Existence of Solutions for Generalized Mixed Weak Vector Variational-Hemivariational Inequalities

In this paper, we consider the classes of generalized Stampacchia mixed weak vector variational-hemivariational inequalities (in short, GSMWVVHI) and generalized Minty mixed weak vector variational-hemivariational inequalities (in short, GMMWVVHI), formulated in terms of bifunctions. By employing the Knaster-Kuratowski-Mazurkiewicz-Fan (in short, KKM-Fan) lemma, we deduce an existence result for the solutions of GSMWVVHI without imposing any monotonicity assumptions on bifunctions and relaxed compactness hypotheses.

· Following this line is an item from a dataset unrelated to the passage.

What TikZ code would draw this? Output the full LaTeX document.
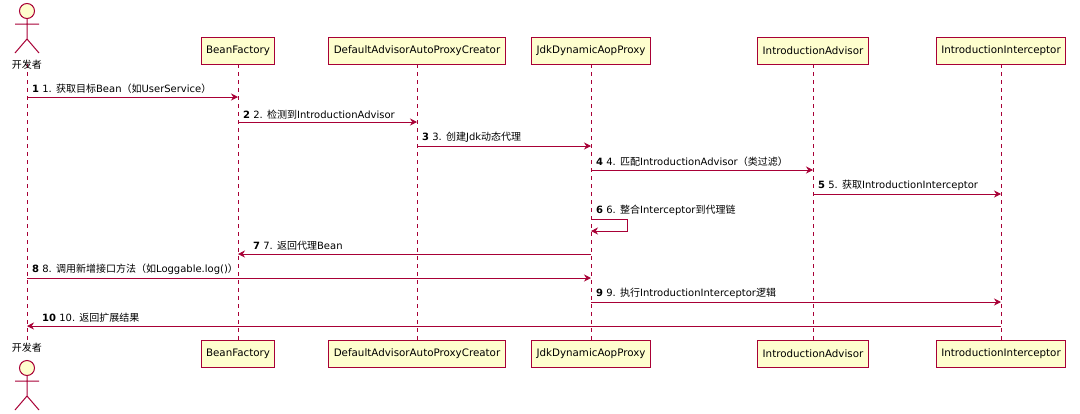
\documentclass[tikz,border=0pt]{standalone}
\usepackage{fontspec}
\setmainfont{DejaVu Sans}
\newfontfamily\cjk{Noto Sans CJK SC}
\usetikzlibrary{arrows.meta}
\definecolor{pfill}{HTML}{FEFECE}
\definecolor{pline}{HTML}{A80036}
\begin{document}
\begin{tikzpicture}[x=1pt,y=-1pt,
  part/.style={draw=pline,fill=pfill,line width=0.9pt,minimum height=27pt,inner xsep=5pt,font=\fontsize{10.3}{12}\selectfont,anchor=center},
  life/.style={draw=pline,dashed,dash pattern=on 4pt off 4pt,line width=0.6pt},
  msg/.style={draw=pline,line width=0.8pt,-{Stealth[length=7pt,width=7pt]}},
  lab/.style={font=\fontsize{10}{12}\selectfont,anchor=south west,inner sep=1pt},
  actorst/.style={draw=pline,line width=1pt}]
\useasboundingbox (0,0) rectangle (1080,413);
\fill[white] (0,0) rectangle (1080,413);
% lifelines
\foreach \x/\n in {27/a,238/b,417/c,591/d,813/e,1001/f}{
  \coordinate (\n t) at (\x,64); \coordinate (\n b) at (\x,340);
  \draw[life] (\n t) -- (\n b);
}
% participants
\foreach \x/\t/\n in {238/BeanFactory/B,417/DefaultAdvisorAutoProxyCreator/C,591/JdkDynamicAopProxy/D,813/IntroductionAdvisor/E,1001/IntroductionInterceptor/F}{
  \node[part] (\n1) at (\x,50.5) {\t};
  \node[part] (\n2) at (\x,353.5) {\t};
}
% actors
\foreach \y in {0,357}{
  \draw[actorst,fill=pfill] (27,\y+11) circle (7.5pt);
  \draw[actorst] (27,\y+18.5) -- (27,\y+39) (15,\y+24) -- (39,\y+24) (27,\y+39) -- (15,\y+53) (27,\y+39) -- (39,\y+53);
}
\node[font=\cjk\fontsize{10}{12}\selectfont] (A1) at (27,65) {开发者};
\node[font=\cjk\fontsize{10}{12}\selectfont] (A2) at (27,348) {开发者};
% messages
\newcommand\msgx[4]{% from x, to x, y, num
  \coordinate (s#4) at (#1,#3); \coordinate (e#4) at (#2,#3);
  \draw[msg] (s#4) -- (e#4);
}
\msgx{27}{238}{97}{1}
\node[lab] at (31,95) {\textbf{1} 1. {\cjk 获取目标}Bean{\cjk （如}UserService{\cjk ）}};
\msgx{238}{417}{122}{2}
\node[lab] at (242,120) {\textbf{2} 2. {\cjk 检测到}IntroductionAdvisor};
\msgx{417}{591}{146}{3}
\node[lab] at (421,144) {\textbf{3} 3. {\cjk 创建}Jdk{\cjk 动态代理}};
\msgx{591}{813}{170}{4}
\node[lab] at (595,168) {\textbf{4} 4. {\cjk 匹配}IntroductionAdvisor{\cjk （类过滤）}};
\msgx{813}{1001}{194}{5}
\node[lab] at (817,192) {\textbf{5} 5. {\cjk 获取}IntroductionInterceptor};
\coordinate (s6) at (591,219); \coordinate (e6) at (591,231);
\draw[msg] (s6) -- (627,219) -- (627,231) -- (e6);
\node[lab] at (595,217) {\textbf{6} 6. {\cjk 整合}Interceptor{\cjk 到代理链}};
\msgx{591}{238}{254}{7}
\node[lab] at (252,252) {\textbf{7} 7. {\cjk 返回代理}Bean};
\msgx{27}{591}{278}{8}
\node[lab] at (31,276) {\textbf{8} 8. {\cjk 调用新增接口方法（如}Loggable.log(){\cjk ）}};
\msgx{591}{1001}{302}{9}
\node[lab] at (595,300) {\textbf{9} 9. {\cjk 执行}IntroductionInterceptor{\cjk 逻辑}};
\msgx{1001}{27}{326}{10}
\node[lab] at (41,324) {\textbf{10} 10. {\cjk 返回扩展结果}};
\end{tikzpicture}
\end{document}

Moreover, under generalized stable pseudomonotonicity hypotheses on bifunctions, we derive an existence theorem for the solutions of GMMWVVHI and establish an equivalence relation between the solutions of GSMWVVHI and GMMWVVHI. Furthermore, uniqueness results for the solutions of GSMWVVHI and GMMWVVHI are established under suitable assumptions. Several illustrative examples have been furnished to highlight the applicability and relevance of the established results. To the best of our knowledge, existence and uniqueness results for solutions of GSMWVVHI and GMMWVVHI have been established for the first time in this paper on the Euclidean spaces.